***** Supplied records
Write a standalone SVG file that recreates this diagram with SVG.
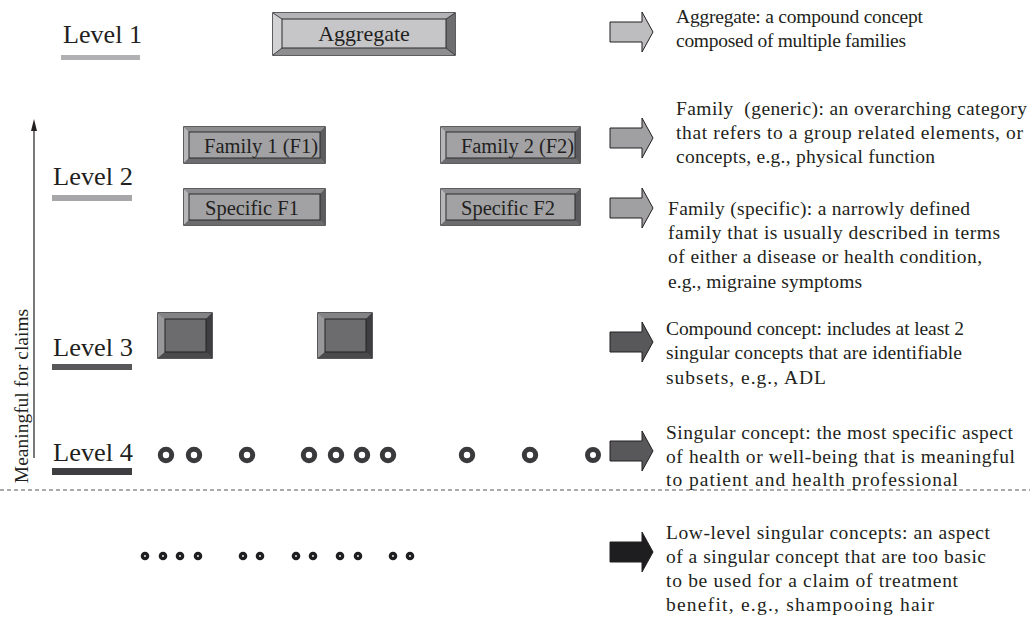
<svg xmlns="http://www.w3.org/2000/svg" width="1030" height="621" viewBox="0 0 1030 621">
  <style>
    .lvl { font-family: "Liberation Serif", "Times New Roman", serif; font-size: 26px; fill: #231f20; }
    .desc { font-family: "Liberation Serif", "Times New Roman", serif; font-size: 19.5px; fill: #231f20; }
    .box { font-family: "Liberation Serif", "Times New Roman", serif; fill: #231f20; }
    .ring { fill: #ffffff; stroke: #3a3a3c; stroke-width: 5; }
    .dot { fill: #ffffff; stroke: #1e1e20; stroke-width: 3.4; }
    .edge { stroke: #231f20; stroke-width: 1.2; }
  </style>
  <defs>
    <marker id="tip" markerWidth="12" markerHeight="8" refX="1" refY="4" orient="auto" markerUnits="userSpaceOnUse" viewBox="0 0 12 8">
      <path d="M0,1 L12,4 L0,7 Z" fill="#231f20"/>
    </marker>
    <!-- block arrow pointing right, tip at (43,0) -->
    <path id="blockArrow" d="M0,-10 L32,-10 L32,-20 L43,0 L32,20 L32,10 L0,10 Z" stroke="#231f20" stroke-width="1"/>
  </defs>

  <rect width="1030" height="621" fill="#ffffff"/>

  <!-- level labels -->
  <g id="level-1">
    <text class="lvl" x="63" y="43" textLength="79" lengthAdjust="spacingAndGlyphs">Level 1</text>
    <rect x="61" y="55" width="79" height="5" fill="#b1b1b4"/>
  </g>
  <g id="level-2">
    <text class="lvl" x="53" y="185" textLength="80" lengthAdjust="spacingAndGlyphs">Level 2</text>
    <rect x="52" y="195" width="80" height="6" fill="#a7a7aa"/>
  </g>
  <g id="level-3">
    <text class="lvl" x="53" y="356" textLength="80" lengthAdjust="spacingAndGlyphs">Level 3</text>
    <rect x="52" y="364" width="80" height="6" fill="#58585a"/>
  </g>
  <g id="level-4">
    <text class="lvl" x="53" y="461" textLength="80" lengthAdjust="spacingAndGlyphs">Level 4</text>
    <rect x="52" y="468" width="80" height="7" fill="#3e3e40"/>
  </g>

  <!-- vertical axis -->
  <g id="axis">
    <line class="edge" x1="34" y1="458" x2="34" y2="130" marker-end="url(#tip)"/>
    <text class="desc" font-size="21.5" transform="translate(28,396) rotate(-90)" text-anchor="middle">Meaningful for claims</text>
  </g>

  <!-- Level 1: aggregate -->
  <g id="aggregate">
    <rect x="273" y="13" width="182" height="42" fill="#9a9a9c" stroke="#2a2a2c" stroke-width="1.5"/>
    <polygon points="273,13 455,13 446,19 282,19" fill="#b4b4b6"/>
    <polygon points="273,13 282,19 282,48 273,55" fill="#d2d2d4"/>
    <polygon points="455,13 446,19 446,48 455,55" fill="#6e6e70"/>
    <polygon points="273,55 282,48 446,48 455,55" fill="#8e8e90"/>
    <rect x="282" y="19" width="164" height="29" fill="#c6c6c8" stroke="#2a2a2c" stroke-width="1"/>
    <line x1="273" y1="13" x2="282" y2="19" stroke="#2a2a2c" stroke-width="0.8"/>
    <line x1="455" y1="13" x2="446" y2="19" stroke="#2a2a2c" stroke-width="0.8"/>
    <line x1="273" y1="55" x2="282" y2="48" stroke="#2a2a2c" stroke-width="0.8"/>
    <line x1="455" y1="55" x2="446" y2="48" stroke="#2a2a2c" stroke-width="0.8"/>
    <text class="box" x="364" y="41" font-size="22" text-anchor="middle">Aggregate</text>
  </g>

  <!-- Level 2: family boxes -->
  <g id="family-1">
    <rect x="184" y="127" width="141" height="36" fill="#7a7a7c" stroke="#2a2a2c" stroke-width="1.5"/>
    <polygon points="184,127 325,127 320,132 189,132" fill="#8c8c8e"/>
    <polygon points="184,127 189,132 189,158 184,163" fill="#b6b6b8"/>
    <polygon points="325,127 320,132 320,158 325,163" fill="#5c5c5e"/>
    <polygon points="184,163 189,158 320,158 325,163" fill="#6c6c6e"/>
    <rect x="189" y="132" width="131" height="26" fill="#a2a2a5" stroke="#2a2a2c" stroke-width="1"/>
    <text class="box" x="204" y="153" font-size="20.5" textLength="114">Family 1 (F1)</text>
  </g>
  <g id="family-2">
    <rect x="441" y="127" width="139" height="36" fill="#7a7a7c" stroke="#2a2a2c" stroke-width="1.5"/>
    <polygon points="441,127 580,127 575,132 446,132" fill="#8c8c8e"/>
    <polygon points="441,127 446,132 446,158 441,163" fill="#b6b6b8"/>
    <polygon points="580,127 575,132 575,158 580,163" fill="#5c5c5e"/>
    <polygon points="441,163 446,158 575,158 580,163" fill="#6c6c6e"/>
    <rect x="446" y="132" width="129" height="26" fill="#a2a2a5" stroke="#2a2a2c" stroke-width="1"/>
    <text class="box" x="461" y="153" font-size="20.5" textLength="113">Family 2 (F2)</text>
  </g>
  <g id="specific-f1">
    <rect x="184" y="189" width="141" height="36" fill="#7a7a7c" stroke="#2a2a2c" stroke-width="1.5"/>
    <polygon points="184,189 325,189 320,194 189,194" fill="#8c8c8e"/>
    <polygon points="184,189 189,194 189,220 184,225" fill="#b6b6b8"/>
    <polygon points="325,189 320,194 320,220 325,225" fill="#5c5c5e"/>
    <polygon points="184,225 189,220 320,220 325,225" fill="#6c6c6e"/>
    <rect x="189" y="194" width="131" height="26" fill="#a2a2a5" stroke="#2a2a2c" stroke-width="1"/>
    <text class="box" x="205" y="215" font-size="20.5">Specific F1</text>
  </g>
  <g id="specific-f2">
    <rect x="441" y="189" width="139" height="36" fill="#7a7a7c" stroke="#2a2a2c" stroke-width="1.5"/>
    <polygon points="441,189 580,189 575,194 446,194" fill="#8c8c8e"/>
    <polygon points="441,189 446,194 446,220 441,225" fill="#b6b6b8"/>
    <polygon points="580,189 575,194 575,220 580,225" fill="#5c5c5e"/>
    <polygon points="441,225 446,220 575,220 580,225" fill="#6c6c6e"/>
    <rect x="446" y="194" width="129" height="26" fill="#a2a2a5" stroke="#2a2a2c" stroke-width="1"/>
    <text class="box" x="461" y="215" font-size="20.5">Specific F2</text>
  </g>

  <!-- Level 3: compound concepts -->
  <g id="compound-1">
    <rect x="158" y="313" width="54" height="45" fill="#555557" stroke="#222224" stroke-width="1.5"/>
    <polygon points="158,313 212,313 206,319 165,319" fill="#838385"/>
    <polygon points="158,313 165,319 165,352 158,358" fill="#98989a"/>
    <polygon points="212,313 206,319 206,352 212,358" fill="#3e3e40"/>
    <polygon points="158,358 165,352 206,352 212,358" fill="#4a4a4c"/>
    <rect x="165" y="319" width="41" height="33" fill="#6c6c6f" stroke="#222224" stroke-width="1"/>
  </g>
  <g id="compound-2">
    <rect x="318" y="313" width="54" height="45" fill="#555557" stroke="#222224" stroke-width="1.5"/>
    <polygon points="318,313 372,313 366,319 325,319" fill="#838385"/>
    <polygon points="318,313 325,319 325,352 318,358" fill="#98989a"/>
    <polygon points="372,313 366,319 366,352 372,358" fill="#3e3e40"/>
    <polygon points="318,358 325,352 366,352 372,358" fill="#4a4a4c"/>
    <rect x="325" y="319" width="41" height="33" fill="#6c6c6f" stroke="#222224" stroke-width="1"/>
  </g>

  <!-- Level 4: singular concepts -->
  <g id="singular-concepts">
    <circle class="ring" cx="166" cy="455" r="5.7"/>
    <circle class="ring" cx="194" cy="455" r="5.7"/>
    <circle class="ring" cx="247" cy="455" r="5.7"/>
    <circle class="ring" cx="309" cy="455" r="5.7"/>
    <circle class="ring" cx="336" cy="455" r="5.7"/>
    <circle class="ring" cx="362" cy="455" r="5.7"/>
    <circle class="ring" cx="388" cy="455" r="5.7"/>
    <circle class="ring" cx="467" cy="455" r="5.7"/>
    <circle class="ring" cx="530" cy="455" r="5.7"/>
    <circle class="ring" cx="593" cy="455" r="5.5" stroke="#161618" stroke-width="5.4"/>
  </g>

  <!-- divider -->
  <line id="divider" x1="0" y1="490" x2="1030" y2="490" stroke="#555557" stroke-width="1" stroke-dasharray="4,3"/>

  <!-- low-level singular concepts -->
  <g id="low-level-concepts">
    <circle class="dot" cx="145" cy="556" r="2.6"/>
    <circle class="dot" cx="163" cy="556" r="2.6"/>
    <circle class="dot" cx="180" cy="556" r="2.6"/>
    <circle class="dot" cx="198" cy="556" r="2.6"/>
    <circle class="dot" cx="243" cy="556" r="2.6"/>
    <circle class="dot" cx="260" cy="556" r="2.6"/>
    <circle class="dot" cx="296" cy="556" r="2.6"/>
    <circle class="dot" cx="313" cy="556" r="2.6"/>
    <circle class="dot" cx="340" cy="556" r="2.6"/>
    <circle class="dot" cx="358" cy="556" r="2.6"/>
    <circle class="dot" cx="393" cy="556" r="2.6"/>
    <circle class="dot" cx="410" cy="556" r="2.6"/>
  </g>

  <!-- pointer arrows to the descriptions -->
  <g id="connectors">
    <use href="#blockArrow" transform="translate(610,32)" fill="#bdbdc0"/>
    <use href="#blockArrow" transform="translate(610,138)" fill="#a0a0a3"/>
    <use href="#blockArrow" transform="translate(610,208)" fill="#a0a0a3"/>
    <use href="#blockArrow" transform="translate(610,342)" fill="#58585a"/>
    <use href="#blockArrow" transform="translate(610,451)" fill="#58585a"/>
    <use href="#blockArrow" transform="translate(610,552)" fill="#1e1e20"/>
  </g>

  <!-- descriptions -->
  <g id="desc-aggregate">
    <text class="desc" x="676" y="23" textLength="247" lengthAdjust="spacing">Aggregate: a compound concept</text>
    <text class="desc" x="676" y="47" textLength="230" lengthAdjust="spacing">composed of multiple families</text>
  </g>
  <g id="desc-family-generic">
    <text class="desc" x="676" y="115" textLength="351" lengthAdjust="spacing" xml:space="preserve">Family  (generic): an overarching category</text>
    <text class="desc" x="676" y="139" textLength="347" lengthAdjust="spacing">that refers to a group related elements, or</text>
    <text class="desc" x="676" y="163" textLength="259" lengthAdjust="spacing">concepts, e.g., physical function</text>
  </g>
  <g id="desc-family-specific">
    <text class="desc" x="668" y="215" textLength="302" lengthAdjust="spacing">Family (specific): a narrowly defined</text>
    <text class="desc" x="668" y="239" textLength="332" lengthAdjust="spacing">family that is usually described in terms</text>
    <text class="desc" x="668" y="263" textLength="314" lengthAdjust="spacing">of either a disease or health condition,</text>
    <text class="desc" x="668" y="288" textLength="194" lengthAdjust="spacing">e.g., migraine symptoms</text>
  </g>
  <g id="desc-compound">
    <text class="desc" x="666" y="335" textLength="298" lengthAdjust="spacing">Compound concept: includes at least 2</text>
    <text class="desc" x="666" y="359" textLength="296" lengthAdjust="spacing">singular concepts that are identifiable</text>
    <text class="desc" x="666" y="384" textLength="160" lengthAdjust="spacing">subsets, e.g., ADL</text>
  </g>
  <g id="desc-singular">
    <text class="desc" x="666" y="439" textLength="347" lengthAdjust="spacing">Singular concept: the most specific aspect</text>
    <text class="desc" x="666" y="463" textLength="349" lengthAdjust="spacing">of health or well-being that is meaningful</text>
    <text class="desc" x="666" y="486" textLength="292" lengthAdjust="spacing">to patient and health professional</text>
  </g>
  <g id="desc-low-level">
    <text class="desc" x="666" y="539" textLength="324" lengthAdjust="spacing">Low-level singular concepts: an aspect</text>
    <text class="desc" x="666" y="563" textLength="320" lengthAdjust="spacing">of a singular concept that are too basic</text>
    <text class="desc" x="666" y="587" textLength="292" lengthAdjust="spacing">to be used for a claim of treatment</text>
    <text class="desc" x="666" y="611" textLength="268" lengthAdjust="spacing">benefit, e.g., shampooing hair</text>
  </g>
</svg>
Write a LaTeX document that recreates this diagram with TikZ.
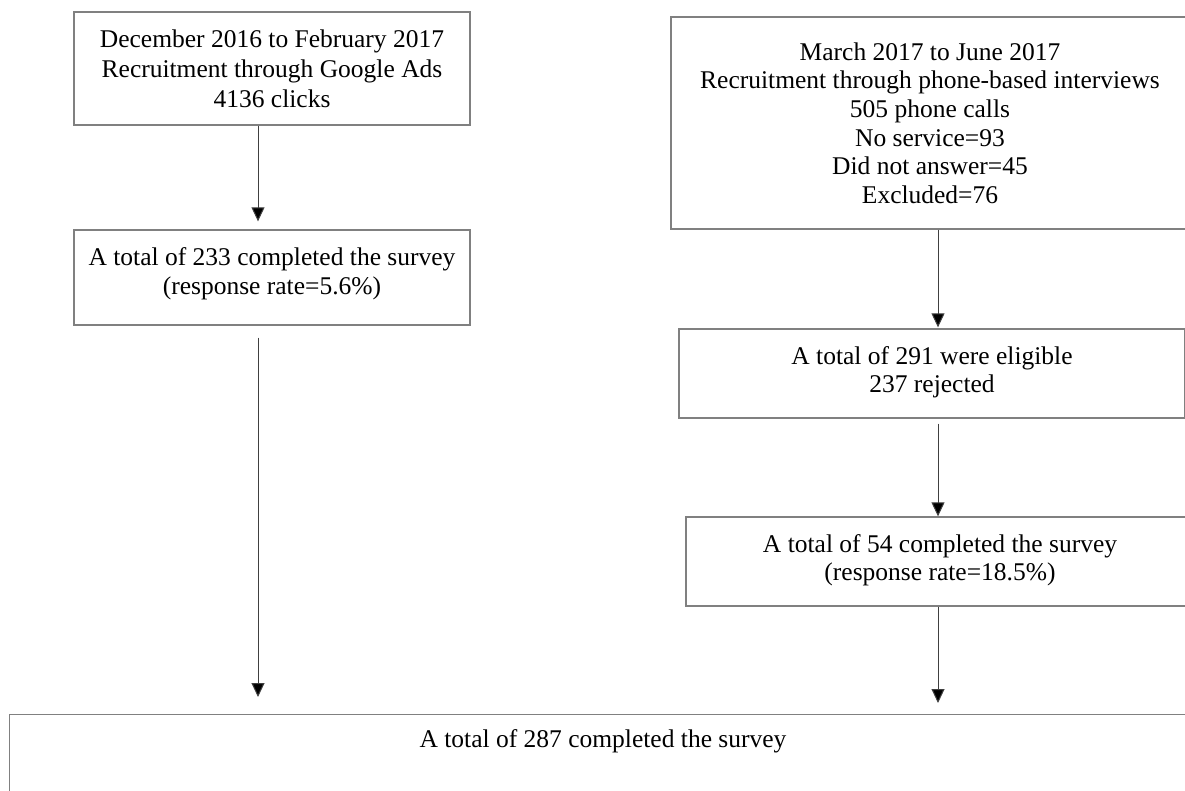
**********
**Task objective:**
Using the listing, copy every line where the word "that" shows up.

**Output for this exercise:**
Write a standalone SVG file that recreates this diagram with SVG.
    <text class="desc" x="676" y="139" textLength="347" lengthAdjust="spacing">that refers to a group related elements, or</text>
    <text class="desc" x="668" y="239" textLength="332" lengthAdjust="spacing">family that is usually described in terms</text>
    <text class="desc" x="666" y="359" textLength="296" lengthAdjust="spacing">singular concepts that are identifiable</text>
    <text class="desc" x="666" y="463" textLength="349" lengthAdjust="spacing">of health or well-being that is meaningful</text>
    <text class="desc" x="666" y="563" textLength="320" lengthAdjust="spacing">of a singular concept that are too basic</text>
Write a LaTeX document that recreates this diagram with TikZ.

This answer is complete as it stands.